Brief:
Your task is to retype the lines between the line with "Convert this chart to D3.js code." and the line with "const years = d3.range(1895, 2012);", inclusive. Copy no pictures and no other lines.

Input records:
· · · ·

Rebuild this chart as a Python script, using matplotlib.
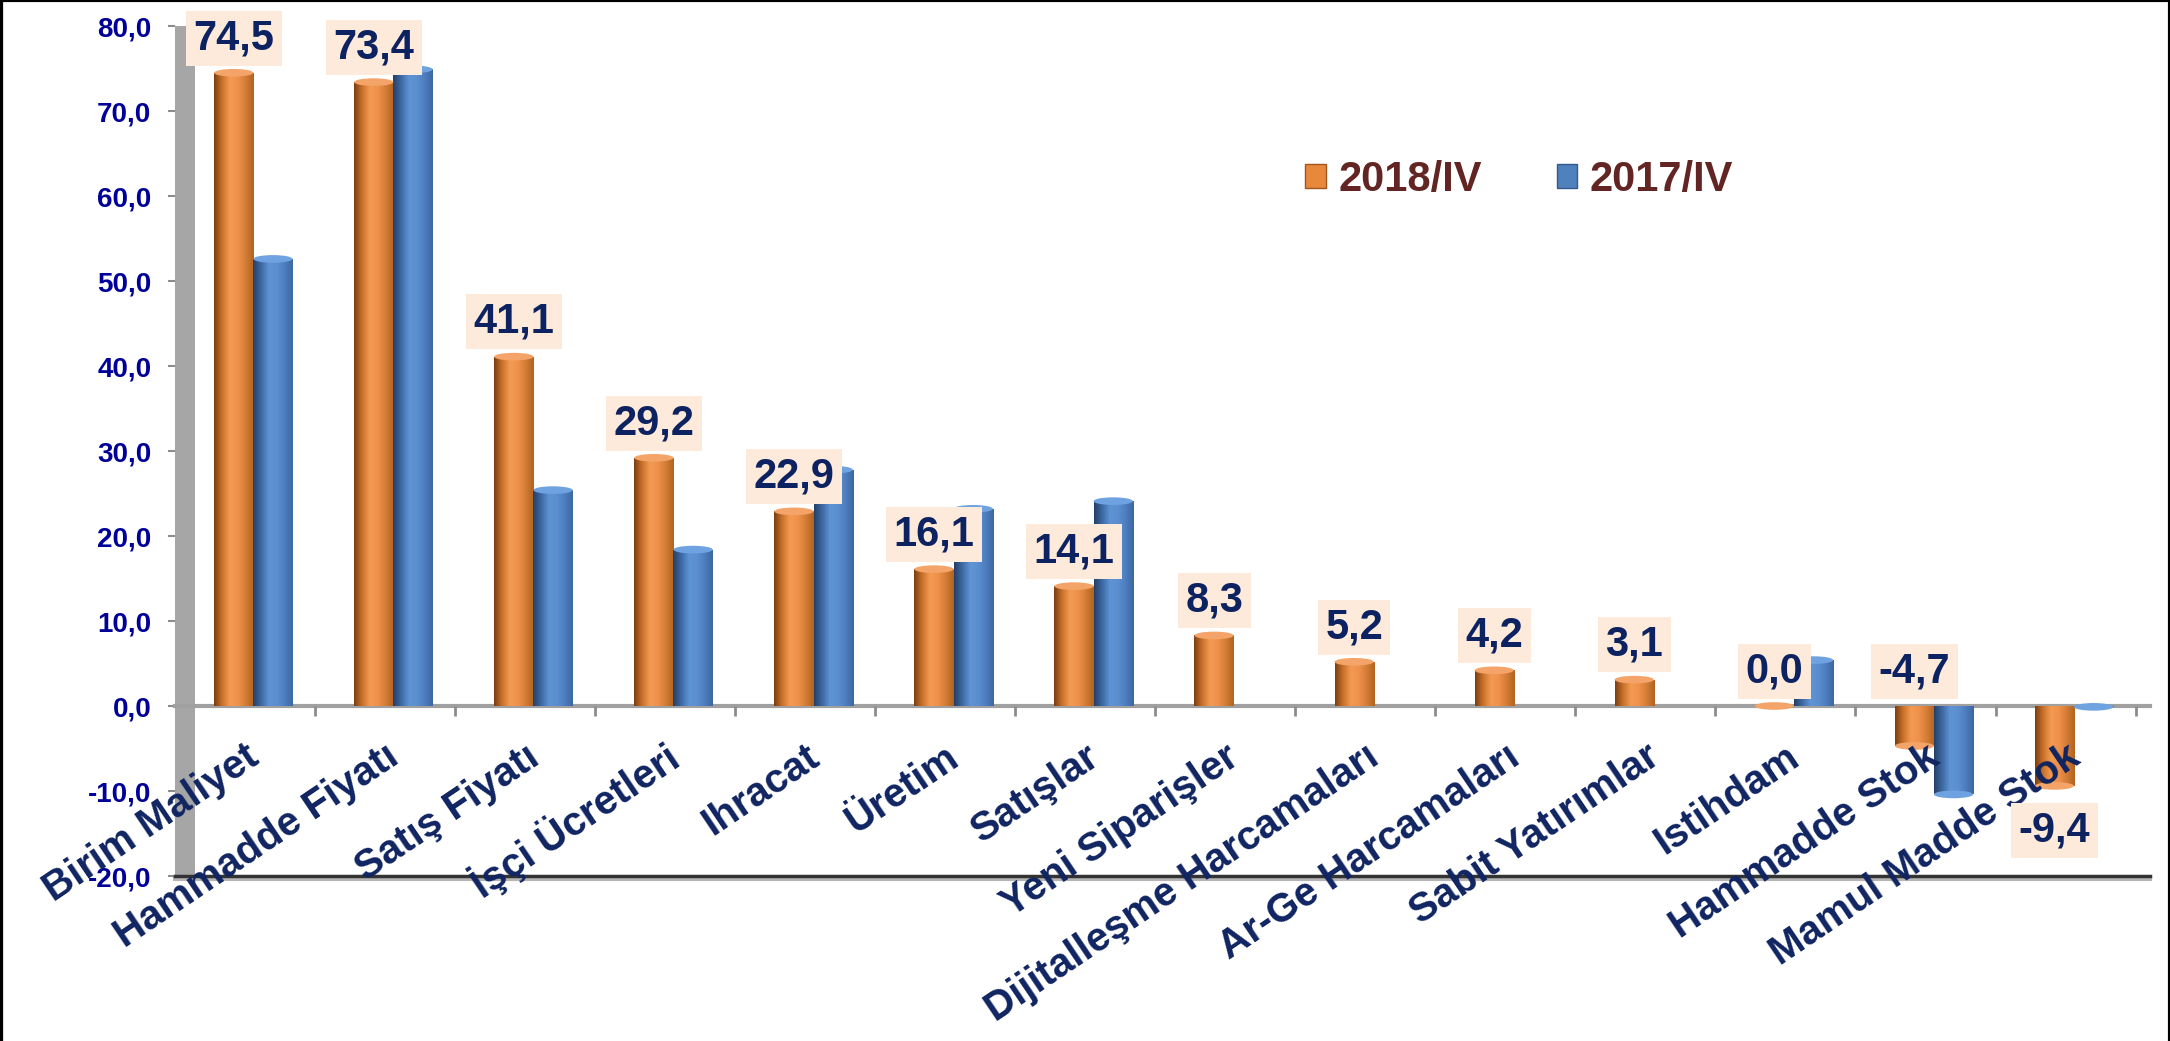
import matplotlib
matplotlib.use('Agg')
import matplotlib.pyplot as plt
import numpy as np
from matplotlib.colors import LinearSegmentedColormap
from matplotlib.patches import Patch, Rectangle, Ellipse
from matplotlib.lines import Line2D
from matplotlib.transforms import ScaledTranslation

# Data
categories = ['Birim Maliyet', 'Hammadde Fiyatı', 'Satış Fiyatı', 'İşçi Ücretleri',
              'Ihracat', 'Üretim', 'Satışlar', 'Yeni Siparişler',
              'Dijitalleşme Harcamaları', 'Ar-Ge Harcamaları', 'Sabit Yatırımlar',
              'Istihdam', 'Hammadde Stok', 'Mamul Madde Stok']
v2018 = [74.5, 73.4, 41.1, 29.2, 22.9, 16.1, 14.1, 8.3, 5.2, 4.2, 3.1, 0.0, -4.7, -9.4]
v2017 = [52.6, 74.9, 25.4, 18.4, 27.8, 23.2, 24.1, np.nan, np.nan, np.nan, np.nan,
         5.4, -10.4, -0.1]
series = ['2018/IV', '2017/IV']
yticks = list(range(-20, 81, 10))

narrow = ['Liberation Sans Narrow', 'Liberation Sans', 'DejaVu Sans']
wide = ['Liberation Sans', 'DejaVu Sans']

fig = plt.figure(figsize=(21.7, 10.41), dpi=100)
ax = fig.add_axes([0.0806, 0.1585, 0.910, 0.8165])

x = np.arange(len(categories))
w = 0.28
off = 0.06
b18 = ax.bar(x + off - w / 2, v2018, w, color='#F0924A', zorder=3)
b17 = ax.bar(x + off + w / 2, v2017, w, color='#5B8FD0', zorder=3)

# cylinder look: horizontal gradient clipped to each bar + end cap
orange_cm = LinearSegmentedColormap.from_list(
    'o', ['#7A3E10', '#C8702A', '#F39A52', '#F0914A', '#D27C36', '#B0631F'])
blue_cm = LinearSegmentedColormap.from_list(
    'b', ['#243F66', '#3C68A2', '#5E93D4', '#5B8FD0', '#4D7DBF', '#3D679F'])
grad = np.linspace(0, 1, 256).reshape(1, -1)


def cylinder(bars, cmap, cap):
    for p in bars:
        h = p.get_height()
        if np.isnan(h):
            continue
        x0, wd, y0 = p.get_x(), p.get_width(), p.get_y()
        if h != 0:
            im = ax.imshow(grad, cmap=cmap, aspect='auto', interpolation='bicubic',
                           extent=(x0, x0 + wd, y0, y0 + h), zorder=3.5)
            im.set_clip_path(p)
        ax.add_patch(Ellipse((x0 + wd / 2, y0 + h), wd, 0.9, facecolor=cap,
                             edgecolor='none', zorder=4))


cylinder(b18, orange_cm, '#F4A468')
cylinder(b17, blue_cm, '#6FA2E0')

ax.set_xlim(-0.5, 13.6)
ax.set_ylim(-20, 80)

# axes styling
for s in ['left', 'top', 'right']:
    ax.spines[s].set_visible(False)
ax.spines['bottom'].set_position(('data', 0))
ax.spines['bottom'].set_color('#A0A0A0')
ax.spines['bottom'].set_linewidth(3)
ax.spines['bottom'].set_zorder(2)

ax.add_patch(Rectangle((0, 0), 20 / 1975, 1, transform=ax.transAxes,
                       facecolor='#A6A6A6', edgecolor='none', zorder=1, clip_on=False))
ax.axhline(-20.35, color='#B5B5B5', lw=3, zorder=1.5, clip_on=False)
ax.axhline(-20, color='#333333', lw=2.5, zorder=2, clip_on=False)

ax.set_yticks(yticks)
ax.set_yticklabels([f'{t:.1f}'.replace('.', ',') for t in yticks],
                   fontsize=20, fontweight='bold', family=narrow, color='#000099')
ax.tick_params(axis='y', direction='out', length=5, width=1.5, color='#8C8C8C', pad=12)

ax.set_xticks(x)
ax.set_xticklabels(categories, rotation=34, ha='right', va='center',
                   rotation_mode='anchor', fontsize=29, fontweight='bold',
                   family=wide, color='#0F2461')
ax.set_xticks(np.arange(0.5, 14, 1), minor=True)
ax.tick_params(axis='x', which='major', length=0, pad=34)
ax.tick_params(axis='x', which='minor', direction='out', length=7, width=2, color='#8C8C8C')
shift = ScaledTranslation(0.1, 0, fig.dpi_scale_trans)
for lab in ax.get_xticklabels():
    lab.set_transform(lab.get_transform() + shift)
# category names sit on top of the negative bars, as in the original
ax.xaxis.set_zorder(5)

# data labels for 2018
for p, v in zip(b18, v2018):
    xc = p.get_x() + p.get_width() / 2
    if v > -5:
        anchor, dy = max(v, 0), 25
    else:
        anchor, dy = v, -32
    ax.annotate(f'{v:.1f}'.replace('.', ','), (xc, anchor), xytext=(0, dy),
                textcoords='offset points', ha='center', va='center',
                fontsize=30, fontweight='bold', family=narrow, color='#0D2260',
                bbox=dict(boxstyle='square,pad=0.18', fc='#FDEADA', ec='none'), zorder=6)

handles = [Patch(facecolor='#E8883A', edgecolor='#A0561C'),
           Patch(facecolor='#4F81BD', edgecolor='#34598A')]
leg = fig.legend(handles, series, loc='center', bbox_to_anchor=(0.70, 0.827), ncol=2,
                 frameon=False, prop=dict(family=wide, weight='bold', size=30),
                 handlelength=0.5, handleheight=0.5, handletextpad=0.3, columnspacing=1.8)
for t in leg.get_texts():
    t.set_color('#632523')

# black frame on left, top, right
fig.add_artist(Line2D([0, 0], [0, 1], transform=fig.transFigure, color='black', lw=4.5))
fig.add_artist(Line2D([0, 1], [1, 1], transform=fig.transFigure, color='black', lw=3))
fig.add_artist(Line2D([1, 1], [0, 1], transform=fig.transFigure, color='black', lw=3))

fig.savefig('out.png', dpi=100)
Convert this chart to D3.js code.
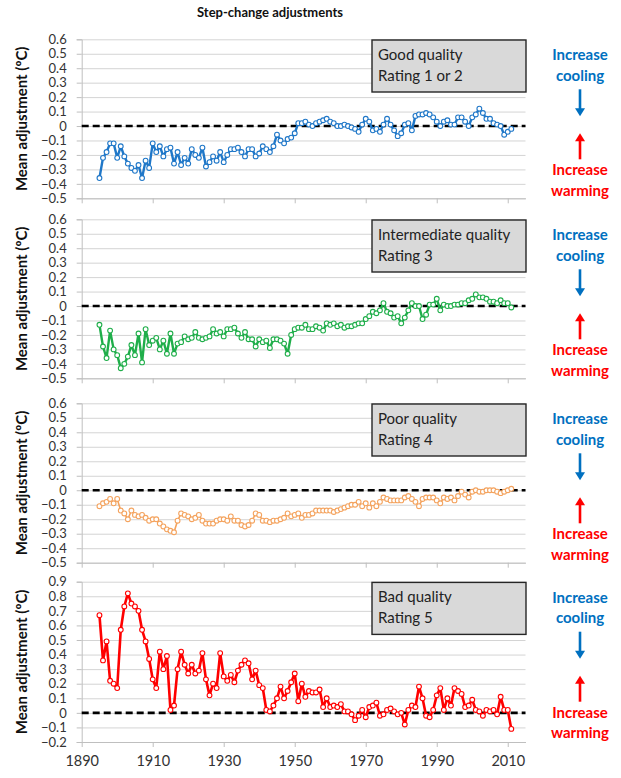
<!DOCTYPE html>
<html>
<head>
<meta charset="utf-8">
<script src="https://cdn.jsdelivr.net/npm/d3@7"></script>
<style>
  body { margin: 0; background: #fff; }
  text { font-family: Lato, "Open Sans", sans-serif; }
</style>
</head>
<body>
<svg id="chart" width="621" height="778"></svg>
<script>
// Annual mean step-change adjustments (°C), 1895–2011, by station quality rating
const years = d3.range(1895, 2012);

const goodQuality = [
  -0.36, -0.22, -0.18, -0.12, -0.12, -0.22, -0.14, -0.21, -0.26, -0.29,
  -0.31, -0.27, -0.36, -0.24, -0.29, -0.12, -0.18, -0.14, -0.21, -0.16,
  -0.15, -0.26, -0.18, -0.27, -0.22, -0.26, -0.16, -0.20, -0.22, -0.15,
  -0.28, -0.25, -0.21, -0.24, -0.18, -0.25, -0.20, -0.16, -0.16, -0.15,
  -0.18, -0.21, -0.16, -0.16, -0.21, -0.19, -0.14, -0.16, -0.18, -0.14,
  -0.06, -0.10, -0.12, -0.09, -0.08, -0.05, 0.02, 0.02, 0.03, 0.01,
  0.00, 0.02, 0.03, 0.04, 0.05, 0.03, 0.02, 0.00, 0.00, 0.01,
  0.00, -0.01, -0.02, -0.04, 0.01, 0.05, 0.03, -0.03, -0.02, -0.04,
  0.01, 0.05, 0.01, -0.03, -0.07, -0.05, 0.01, 0.02, -0.03, 0.07,
  0.08, 0.08, 0.09, 0.08, 0.06, 0.03, 0.00, 0.03, 0.04, 0.01,
  0.01, 0.06, 0.06, 0.03, 0.00, 0.06, 0.08, 0.12, 0.09, 0.05,
  0.05, 0.02, 0.01, 0.00, -0.06, -0.04, -0.02
];

const intermediateQuality = [
  -0.13, -0.28, -0.36, -0.17, -0.30, -0.34, -0.43, -0.40, -0.35, -0.27,
  -0.34, -0.19, -0.39, -0.16, -0.27, -0.24, -0.22, -0.30, -0.24, -0.33,
  -0.19, -0.33, -0.26, -0.25, -0.21, -0.23, -0.22, -0.18, -0.22, -0.23,
  -0.22, -0.21, -0.16, -0.19, -0.18, -0.21, -0.16, -0.16, -0.15, -0.19,
  -0.22, -0.18, -0.23, -0.23, -0.28, -0.23, -0.25, -0.24, -0.29, -0.23,
  -0.23, -0.24, -0.26, -0.33, -0.20, -0.16, -0.15, -0.15, -0.13, -0.16,
  -0.16, -0.14, -0.15, -0.17, -0.12, -0.13, -0.12, -0.14, -0.13, -0.15,
  -0.14, -0.14, -0.13, -0.12, -0.12, -0.09, -0.07, -0.04, -0.05, -0.03,
  0.02, -0.04, -0.05, -0.08, -0.07, -0.12, -0.08, -0.03, 0.02, 0.00,
  0.00, -0.09, -0.06, 0.01, 0.01, 0.05, -0.03, 0.01, 0.00, 0.00,
  0.01, 0.01, 0.02, 0.02, 0.04, 0.05, 0.08, 0.06, 0.06, 0.05,
  0.03, 0.03, 0.02, 0.04, 0.02, 0.02, -0.01
];

const poorQuality = [
  -0.11, -0.09, -0.08, -0.06, -0.09, -0.06, -0.14, -0.16, -0.20, -0.14,
  -0.17, -0.18, -0.17, -0.19, -0.21, -0.20, -0.20, -0.23, -0.25, -0.27,
  -0.28, -0.29, -0.21, -0.16, -0.17, -0.18, -0.20, -0.19, -0.17, -0.21,
  -0.23, -0.23, -0.23, -0.21, -0.20, -0.20, -0.21, -0.18, -0.21, -0.21,
  -0.24, -0.25, -0.24, -0.21, -0.16, -0.17, -0.21, -0.21, -0.22, -0.21,
  -0.21, -0.20, -0.19, -0.16, -0.18, -0.17, -0.16, -0.19, -0.17, -0.17,
  -0.16, -0.14, -0.14, -0.14, -0.14, -0.14, -0.15, -0.14, -0.13, -0.12,
  -0.11, -0.10, -0.10, -0.08, -0.11, -0.09, -0.12, -0.09, -0.11, -0.08,
  -0.05, -0.06, -0.07, -0.07, -0.07, -0.07, -0.05, -0.04, -0.06, -0.08,
  -0.11, -0.06, -0.05, -0.05, -0.05, -0.07, -0.09, -0.05, -0.06, -0.05,
  -0.07, -0.04, -0.01, -0.03, -0.05, -0.01, 0.00, -0.01, -0.01, 0.00,
  0.00, 0.00, -0.01, -0.02, -0.01, 0.00, 0.01
];

const badQuality = [
  0.67, 0.36, 0.49, 0.22, 0.20, 0.17, 0.57, 0.73, 0.82, 0.75,
  0.73, 0.70, 0.57, 0.49, 0.37, 0.23, 0.17, 0.42, 0.30, 0.39,
  0.02, 0.05, 0.30, 0.42, 0.33, 0.27, 0.33, 0.27, 0.29, 0.41,
  0.23, 0.12, 0.20, 0.17, 0.41, 0.25, 0.22, 0.26, 0.21, 0.29,
  0.33, 0.36, 0.34, 0.23, 0.29, 0.19, 0.17, 0.02, 0.01, 0.05,
  0.10, 0.18, 0.10, 0.15, 0.21, 0.27, 0.08, 0.20, 0.11, 0.15,
  0.14, 0.14, 0.16, 0.04, 0.10, 0.04, 0.05, 0.04, 0.06, 0.01,
  0.01, -0.01, -0.05, -0.02, 0.02, -0.03, 0.04, 0.05, 0.07, -0.02,
  -0.01, 0.02, 0.03, 0.01, -0.01, 0.00, -0.08, 0.02, 0.05, 0.04,
  0.18, 0.10, -0.02, -0.03, 0.02, 0.12, 0.17, 0.02, 0.10, 0.05,
  0.17, 0.15, 0.13, 0.04, 0.05, 0.09, 0.02, 0.01, -0.02, 0.02,
  0.01, 0.02, -0.01, 0.11, 0.02, 0.02, -0.11
];

const xTickYears = [1890, 1910, 1930, 1950, 1970, 1990, 2010];
const yTicksStandard = [-0.5, -0.4, -0.3, -0.2, -0.1, 0, 0.1, 0.2, 0.3, 0.4, 0.5, 0.6];
const yTicksBad = [-0.2, -0.1, 0, 0.1, 0.2, 0.3, 0.4, 0.5, 0.6, 0.7, 0.8, 0.9];

const qualityLabels = [
  ["Good quality", "Rating 1 or 2"],
  ["Intermediate quality", "Rating 3"],
  ["Poor quality", "Rating 4"],
  ["Bad quality", "Rating 5"]
];
const seriesColors = ["#1f77c8", "#1fae4a", "#f4a35e", "#ff0000"];

const chartTitle = "Step-change adjustments";
const yTitle = "Mean adjustment (ºC)";
const coolingText = ["Increase", "cooling"];
const warmingText = ["Increase", "warming"];
const coolingColor = "#0070c0";
const warmingColor = "#ff0000";

// Layout
const svg = d3.select("#chart");
const plotLeft = 81.7, plotRight = 525.5;
const x = d3.scaleLinear().domain([1890, 2015]).range([plotLeft, plotRight]);

const panels = [
  { top: 39.3,  bottom: 198.3, ticks: yTicksStandard, values: goodQuality,         lineWidth: 2.4 },
  { top: 219.3, bottom: 378.3, ticks: yTicksStandard, values: intermediateQuality, lineWidth: 2.4 },
  { top: 403.3, bottom: 562.7, ticks: yTicksStandard, values: poorQuality,         lineWidth: 1.6 },
  { top: 581.7, bottom: 742.0, ticks: yTicksBad,      values: badQuality,          lineWidth: 2.6 }
];

const fmt = v => (Math.abs(v) < 1e-9 ? "0" : d3.format(".1f")(v));

// Title
svg.append("text")
  .attr("x", 270).attr("y", 17)
  .attr("text-anchor", "middle")
  .attr("font-size", 13).attr("font-weight", 700)
  .attr("fill", "#111")
  .text(chartTitle);

// Arrow helper: line with a triangular head at (x, y2)
function arrow(g, cx, y1, y2, color) {
  const dir = Math.sign(y2 - y1);
  g.append("line")
    .attr("x1", cx).attr("x2", cx)
    .attr("y1", y1).attr("y2", y2 - dir * 6)
    .attr("stroke", color).attr("stroke-width", 2.6);
  g.append("path")
    .attr("d", `M${cx - 5},${y2 - dir * 8} L${cx + 5},${y2 - dir * 8} L${cx},${y2} Z`)
    .attr("fill", color);
}

panels.forEach((p, i) => {
  const [lo, hi] = d3.extent(p.ticks);
  const y = d3.scaleLinear().domain([lo, hi]).range([p.bottom, p.top]);
  const g = svg.append("g");

  // Horizontal gridlines
  g.append("g")
    .attr("transform", `translate(${plotLeft},0)`)
    .call(d3.axisLeft(y).tickValues(p.ticks).tickSizeInner(-(plotRight - plotLeft)).tickSizeOuter(0).tickFormat(""))
    .call(a => a.select(".domain").remove())
    .call(a => a.selectAll(".tick line").attr("stroke", "#d4d4d4").attr("stroke-width", 1));
  // Value axis with short outward ticks
  g.append("g")
    .attr("transform", `translate(${plotLeft},0)`)
    .call(d3.axisLeft(y).tickValues(p.ticks).tickSize(5).tickPadding(10).tickFormat(fmt))
    .call(a => a.select(".domain").attr("stroke", "#bfbfbf"))
    .call(a => a.selectAll(".tick line").attr("stroke", "#bfbfbf"))
    .call(a => a.selectAll(".tick text")
      .attr("font-family", "Lato, sans-serif")
      .attr("font-size", 13).attr("fill", "#333"));

  // Bottom axis (year ticks; labels only on the last panel)
  g.append("g")
    .attr("transform", `translate(0,${p.bottom})`)
    .call(d3.axisBottom(x).tickValues(xTickYears).tickSizeInner(5).tickSizeOuter(0)
      .tickPadding(9).tickFormat(i === panels.length - 1 ? d3.format("d") : ""))
    .call(a => a.select(".domain").attr("stroke", "#bfbfbf"))
    .call(a => a.selectAll(".tick line").attr("stroke", "#bfbfbf"))
    .call(a => a.selectAll(".tick text")
      .attr("font-family", "Lato, sans-serif")
      .attr("font-size", 14.5).attr("fill", "#333"));

  // Zero reference line
  g.append("line")
    .attr("x1", plotLeft).attr("x2", plotRight)
    .attr("y1", y(0)).attr("y2", y(0))
    .attr("stroke", "#000").attr("stroke-width", 2.6)
    .attr("stroke-dasharray", "7,4");

  // Series line and open markers
  const pts = years.map((yr, k) => [yr, p.values[k]]);
  g.append("path")
    .datum(pts)
    .attr("fill", "none")
    .attr("stroke", seriesColors[i])
    .attr("stroke-width", p.lineWidth)
    .attr("stroke-linejoin", "round")
    .attr("d", d3.line().x(d => x(d[0])).y(d => y(d[1])));
  g.append("g").selectAll("circle")
    .data(pts)
    .join("circle")
    .attr("cx", d => x(d[0]))
    .attr("cy", d => y(d[1]))
    .attr("r", 2.4)
    .attr("fill", "#fff")
    .attr("stroke", seriesColors[i])
    .attr("stroke-width", 1.1);

  // Quality label box
  const bx = 372, by = p.top + 0.7, bw = 154, bh = 52;
  g.append("rect")
    .attr("x", bx).attr("y", by).attr("width", bw).attr("height", bh)
    .attr("fill", "#d9d9d9").attr("stroke", "#262626").attr("stroke-width", 1.4);
  qualityLabels[i].forEach((t, k) => {
    g.append("text")
      .attr("x", bx + 6).attr("y", by + 20 + k * 21)
      .attr("font-size", 15).attr("fill", "#222")
      .text(t);
  });

  // Y-axis title
  const cy = (p.top + p.bottom) / 2;
  g.append("text")
    .attr("transform", `translate(27,${cy}) rotate(-90)`)
    .attr("text-anchor", "middle")
    .attr("font-size", 15).attr("font-weight", 700).attr("fill", "#111")
    .text(yTitle);

  // Cooling / warming annotations
  const ax = 580, T = p.top;
  coolingText.forEach((t, k) => {
    g.append("text")
      .attr("x", ax).attr("y", T + 21 + k * 20.5)
      .attr("text-anchor", "middle")
      .attr("font-size", 15).attr("font-weight", 700).attr("fill", coolingColor)
      .text(t);
  });
  arrow(g, ax, T + 50, T + 77, coolingColor);
  arrow(g, ax, T + 120, T + 94, warmingColor);
  warmingText.forEach((t, k) => {
    g.append("text")
      .attr("x", ax).attr("y", T + 136 + k * 20.5)
      .attr("text-anchor", "middle")
      .attr("font-size", 15).attr("font-weight", 700).attr("fill", warmingColor)
      .text(t);
  });
});
</script>
</body>
</html>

· · · ·

Answer to the exercise:
Convert this chart to D3.js code.
<!DOCTYPE html>
<html>
<head>
<meta charset="utf-8">
<script src="https://cdn.jsdelivr.net/npm/d3@7"></script>
<style>
  body { margin: 0; background: #fff; }
  text { font-family: Lato, "Open Sans", sans-serif; }
</style>
</head>
<body>
<svg id="chart" width="621" height="778"></svg>
<script>
// Annual mean step-change adjustments (°C), 1895–2011, by station quality rating
const years = d3.range(1895, 2012);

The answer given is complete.